O Sistema Eletroprodutor do Tâmega é um dos maiores projetos hidroelétricos realizados na Europa nos últimos 25 anos, contemplando a construção de três barragens (Daivões, Gouvães e Alto Tâmega), que vão afetar os concelhos de Boticas, Vila Pouca de Aguiar, Ribeira de Pena, Chaves e Cabeceiras de Basto.

A concessionária disse à agência Lusa que, no total, foram identificadas 52 habitações na área de influência direta das albufeiras, tendo 25 delas ocupação permanente.

Segundo a Iberdrola, a maioria das habitações afetadas encontra-se em Ribeira de Pena, pelo que se encontra a "trabalhar com a autarquia em soluções que permitam fixar a população no concelho".

Em agosto de 2017, aquando da concretização da Declaração de Utilidade Pública, "todos os proprietários foram notificados sobre a necessidade de expropriação e, desde esse momento, foi alcançado um importante número de acordos".

A Iberdrola afirmou que este processo "tem avançado de forma positiva" e que, de acordo com o calendário estabelecido, "os proprietários terão de abandonar as habitações até finais de 2019, no caso das que estão afetas à barragem de Daivões, e até 31 de agosto de 2020, no caso das habitações afetas à barragem do Alto Tâmega".

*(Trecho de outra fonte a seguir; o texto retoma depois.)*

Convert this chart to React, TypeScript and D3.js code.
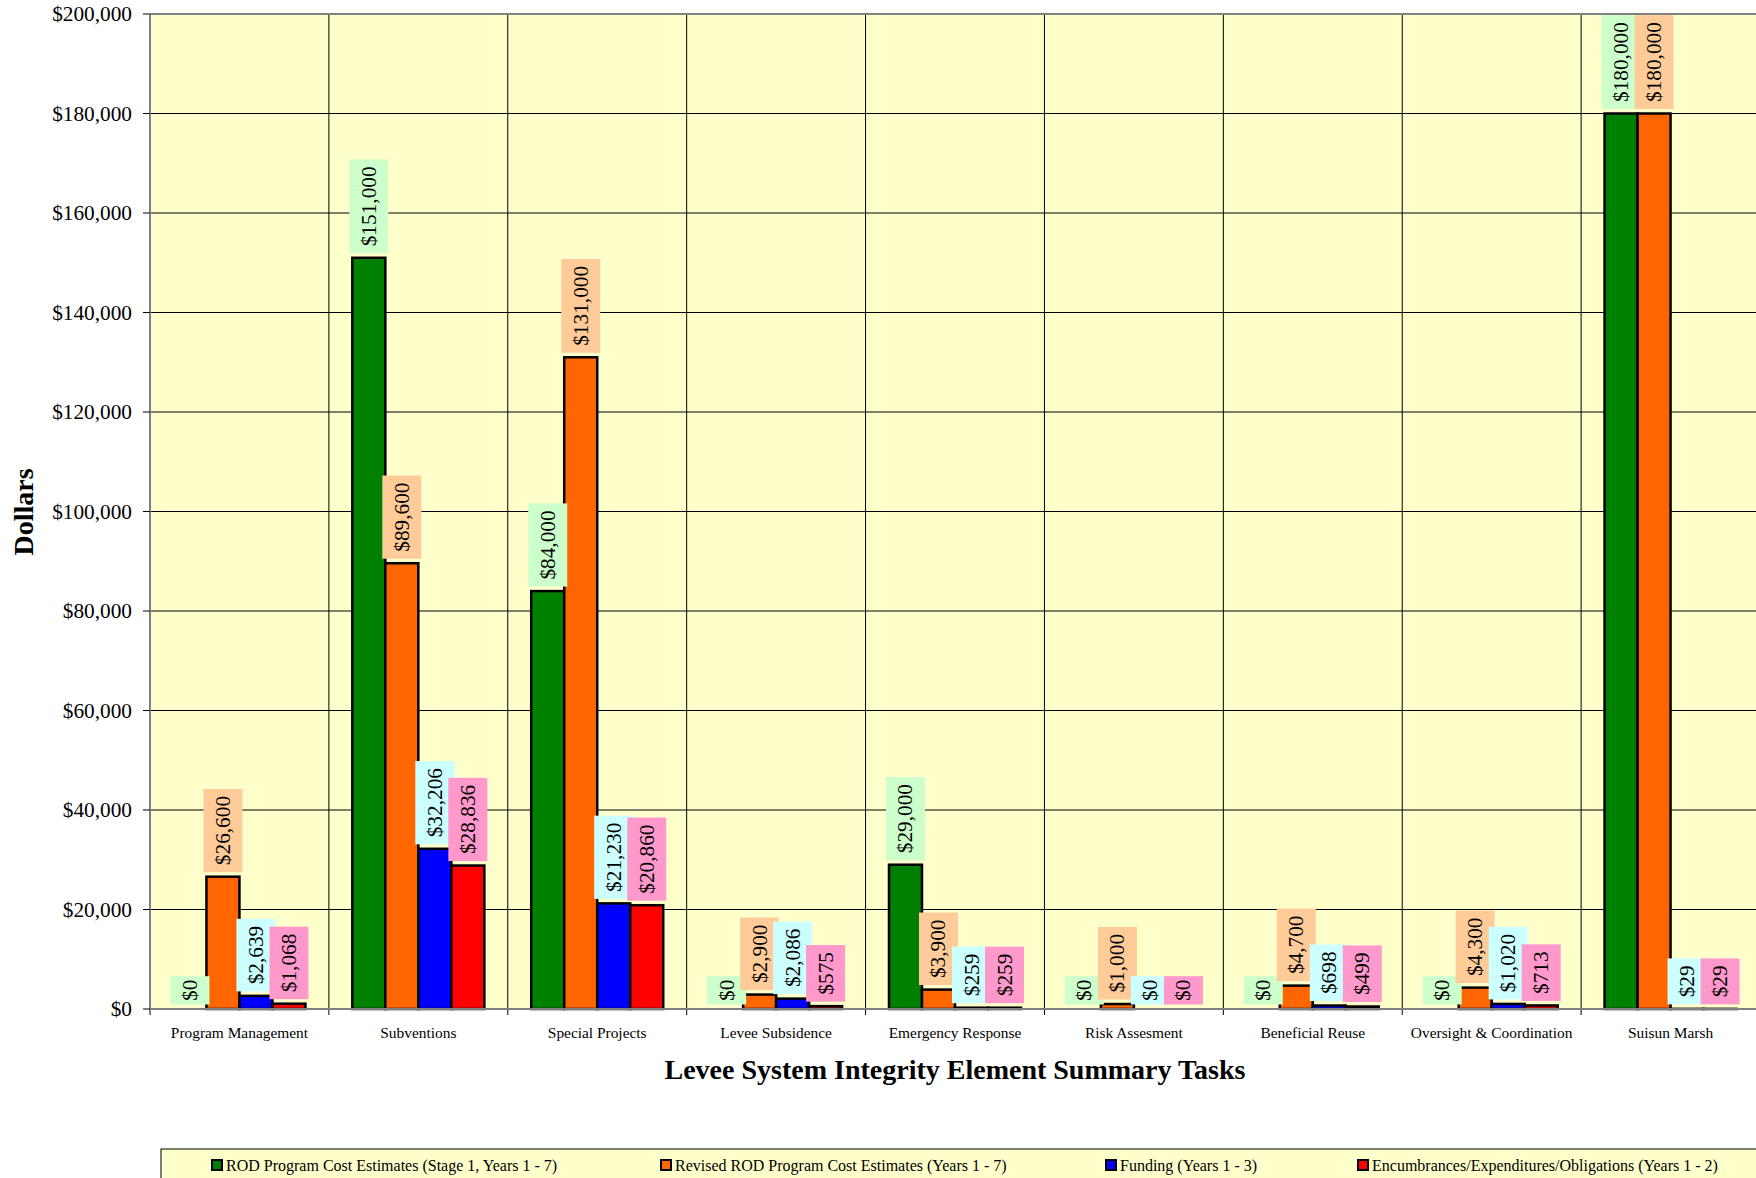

Explicou que todas as parcelas afetadas pelo SET foram, "previamente, avaliadas por peritos da lista oficial para fixação da justa indemnização, nos termos do Código das Expropriações", e que, nos casos de expropriação de habitações, tenta "sempre um acordo amigável com os proprietários, evitando o procedimento expropriativo pela via judicial".

A Iberdrola reforçou ainda que "tem reunido todos os esforços para encontrar, em cada caso, a melhor solução junto dos proprietários afetados pela construção do Sistema Eletroprodutor do Tâmega".